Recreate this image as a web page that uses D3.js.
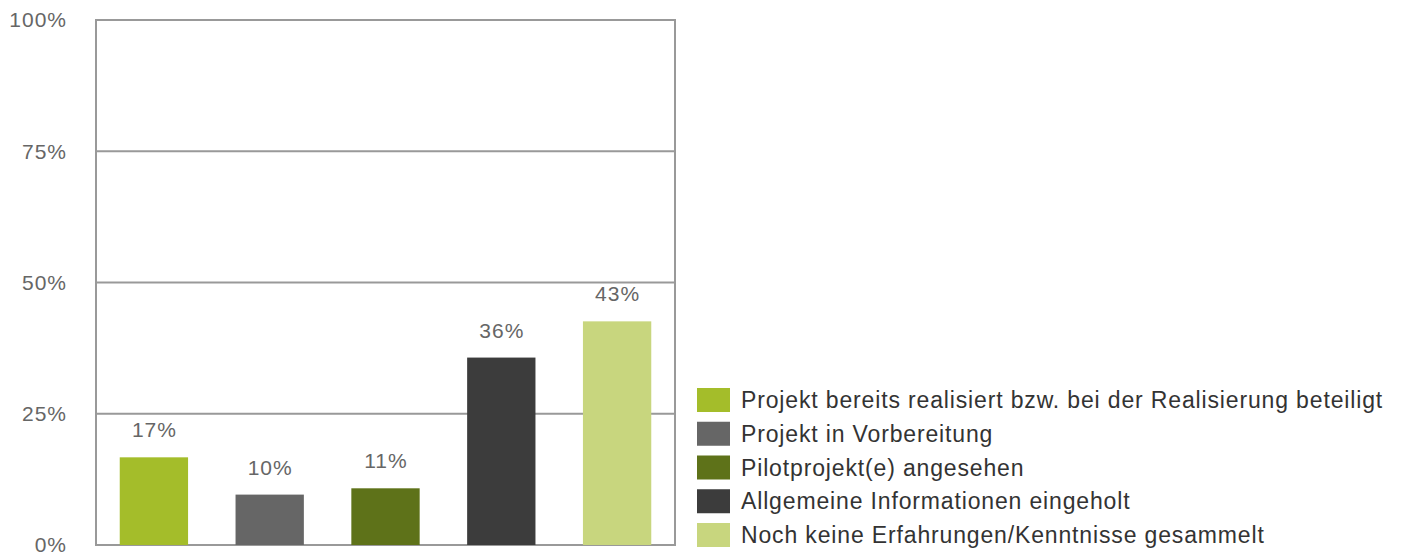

==

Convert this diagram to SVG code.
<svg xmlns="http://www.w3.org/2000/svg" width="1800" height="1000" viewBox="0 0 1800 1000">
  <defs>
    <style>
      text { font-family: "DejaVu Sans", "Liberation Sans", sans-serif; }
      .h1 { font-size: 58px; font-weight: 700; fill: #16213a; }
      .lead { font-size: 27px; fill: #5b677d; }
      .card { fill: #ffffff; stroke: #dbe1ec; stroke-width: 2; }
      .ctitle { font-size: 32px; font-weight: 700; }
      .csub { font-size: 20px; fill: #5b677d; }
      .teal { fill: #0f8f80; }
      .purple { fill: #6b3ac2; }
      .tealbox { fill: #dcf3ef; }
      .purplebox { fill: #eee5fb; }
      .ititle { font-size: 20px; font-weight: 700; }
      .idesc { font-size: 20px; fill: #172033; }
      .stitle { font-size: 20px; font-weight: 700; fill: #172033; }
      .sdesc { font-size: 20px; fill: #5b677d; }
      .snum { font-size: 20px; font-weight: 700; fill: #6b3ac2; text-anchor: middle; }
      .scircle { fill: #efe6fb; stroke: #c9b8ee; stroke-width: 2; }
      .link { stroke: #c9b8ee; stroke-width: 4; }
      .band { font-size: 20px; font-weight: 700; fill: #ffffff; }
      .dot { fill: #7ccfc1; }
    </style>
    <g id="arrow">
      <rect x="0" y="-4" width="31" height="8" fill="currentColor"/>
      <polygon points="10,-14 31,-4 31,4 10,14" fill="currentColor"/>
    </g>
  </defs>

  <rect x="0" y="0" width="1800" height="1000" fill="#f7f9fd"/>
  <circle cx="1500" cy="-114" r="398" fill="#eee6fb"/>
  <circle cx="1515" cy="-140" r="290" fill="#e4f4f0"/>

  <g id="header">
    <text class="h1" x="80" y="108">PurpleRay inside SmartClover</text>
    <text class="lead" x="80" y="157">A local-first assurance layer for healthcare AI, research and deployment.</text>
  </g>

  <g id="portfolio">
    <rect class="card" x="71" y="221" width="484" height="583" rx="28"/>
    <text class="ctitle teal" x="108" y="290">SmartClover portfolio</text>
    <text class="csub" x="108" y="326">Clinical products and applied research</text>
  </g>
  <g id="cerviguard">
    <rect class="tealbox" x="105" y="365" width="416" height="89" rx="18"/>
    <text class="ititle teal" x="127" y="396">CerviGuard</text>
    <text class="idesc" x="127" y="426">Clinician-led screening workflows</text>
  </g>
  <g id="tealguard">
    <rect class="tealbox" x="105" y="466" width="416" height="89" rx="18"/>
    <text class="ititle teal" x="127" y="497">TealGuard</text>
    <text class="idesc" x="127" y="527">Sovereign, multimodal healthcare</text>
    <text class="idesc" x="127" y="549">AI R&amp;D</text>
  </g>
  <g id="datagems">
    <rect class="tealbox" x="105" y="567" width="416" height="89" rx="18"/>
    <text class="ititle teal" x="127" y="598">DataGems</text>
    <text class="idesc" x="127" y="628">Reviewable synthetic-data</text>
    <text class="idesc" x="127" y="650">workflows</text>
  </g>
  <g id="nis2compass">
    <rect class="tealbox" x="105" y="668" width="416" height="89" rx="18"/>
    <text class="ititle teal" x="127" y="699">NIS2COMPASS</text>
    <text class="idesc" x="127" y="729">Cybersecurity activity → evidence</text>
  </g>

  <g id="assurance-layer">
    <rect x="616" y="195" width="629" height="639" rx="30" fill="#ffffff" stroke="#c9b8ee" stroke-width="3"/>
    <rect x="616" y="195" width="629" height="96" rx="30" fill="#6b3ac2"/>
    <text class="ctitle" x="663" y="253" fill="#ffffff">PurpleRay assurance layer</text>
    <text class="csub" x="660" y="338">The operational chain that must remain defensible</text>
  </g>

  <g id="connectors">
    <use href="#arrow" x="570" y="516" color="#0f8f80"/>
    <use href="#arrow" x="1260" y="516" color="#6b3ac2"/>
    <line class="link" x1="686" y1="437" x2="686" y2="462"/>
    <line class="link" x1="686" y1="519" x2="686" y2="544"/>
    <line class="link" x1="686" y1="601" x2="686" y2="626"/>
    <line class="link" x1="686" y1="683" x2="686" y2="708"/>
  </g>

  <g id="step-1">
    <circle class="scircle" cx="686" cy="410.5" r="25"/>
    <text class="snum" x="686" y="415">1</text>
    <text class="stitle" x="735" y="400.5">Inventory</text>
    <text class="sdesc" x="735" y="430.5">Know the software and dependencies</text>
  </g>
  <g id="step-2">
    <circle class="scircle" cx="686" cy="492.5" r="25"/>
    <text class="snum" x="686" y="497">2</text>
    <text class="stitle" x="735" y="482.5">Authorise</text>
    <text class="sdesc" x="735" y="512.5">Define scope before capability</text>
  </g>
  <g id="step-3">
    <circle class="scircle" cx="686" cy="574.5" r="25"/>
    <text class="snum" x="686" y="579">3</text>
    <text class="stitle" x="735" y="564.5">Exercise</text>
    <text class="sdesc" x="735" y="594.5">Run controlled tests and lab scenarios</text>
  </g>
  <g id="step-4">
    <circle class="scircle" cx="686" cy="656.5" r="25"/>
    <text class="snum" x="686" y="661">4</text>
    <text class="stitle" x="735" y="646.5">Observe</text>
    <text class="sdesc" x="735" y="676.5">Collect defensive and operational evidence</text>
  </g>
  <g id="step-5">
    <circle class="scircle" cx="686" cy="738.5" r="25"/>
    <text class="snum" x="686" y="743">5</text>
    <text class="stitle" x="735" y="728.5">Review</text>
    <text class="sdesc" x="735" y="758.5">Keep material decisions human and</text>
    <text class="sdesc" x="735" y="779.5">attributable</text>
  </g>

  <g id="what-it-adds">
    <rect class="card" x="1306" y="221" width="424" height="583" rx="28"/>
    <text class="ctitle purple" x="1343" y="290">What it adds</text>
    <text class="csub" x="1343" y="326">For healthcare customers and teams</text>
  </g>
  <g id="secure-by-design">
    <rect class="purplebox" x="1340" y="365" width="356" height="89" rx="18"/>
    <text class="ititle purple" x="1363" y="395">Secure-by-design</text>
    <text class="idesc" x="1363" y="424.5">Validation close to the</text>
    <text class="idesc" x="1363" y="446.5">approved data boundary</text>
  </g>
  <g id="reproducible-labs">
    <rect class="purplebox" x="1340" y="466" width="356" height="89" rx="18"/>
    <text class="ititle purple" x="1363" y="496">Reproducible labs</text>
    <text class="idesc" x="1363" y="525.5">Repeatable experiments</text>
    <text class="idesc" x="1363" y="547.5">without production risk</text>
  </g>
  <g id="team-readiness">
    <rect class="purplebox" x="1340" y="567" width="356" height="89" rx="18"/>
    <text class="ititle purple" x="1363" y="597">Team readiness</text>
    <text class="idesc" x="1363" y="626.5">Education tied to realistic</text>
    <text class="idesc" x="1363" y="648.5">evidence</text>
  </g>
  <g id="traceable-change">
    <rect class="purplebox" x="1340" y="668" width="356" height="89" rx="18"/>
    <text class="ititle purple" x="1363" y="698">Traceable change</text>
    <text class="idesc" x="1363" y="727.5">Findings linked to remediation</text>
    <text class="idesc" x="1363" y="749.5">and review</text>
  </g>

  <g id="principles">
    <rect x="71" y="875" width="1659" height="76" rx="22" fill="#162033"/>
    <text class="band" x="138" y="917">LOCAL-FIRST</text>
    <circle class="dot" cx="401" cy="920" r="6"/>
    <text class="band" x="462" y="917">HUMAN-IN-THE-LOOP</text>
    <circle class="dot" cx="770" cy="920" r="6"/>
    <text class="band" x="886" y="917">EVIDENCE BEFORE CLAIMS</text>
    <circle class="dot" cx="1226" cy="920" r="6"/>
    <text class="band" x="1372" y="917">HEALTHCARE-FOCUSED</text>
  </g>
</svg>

▶ [Written exercise] From the entries above, copy every line where the word "this" shows up.

▶ [Expected answer]
Recreate this image as a web page that uses D3.js.
Convert this diagram to SVG code.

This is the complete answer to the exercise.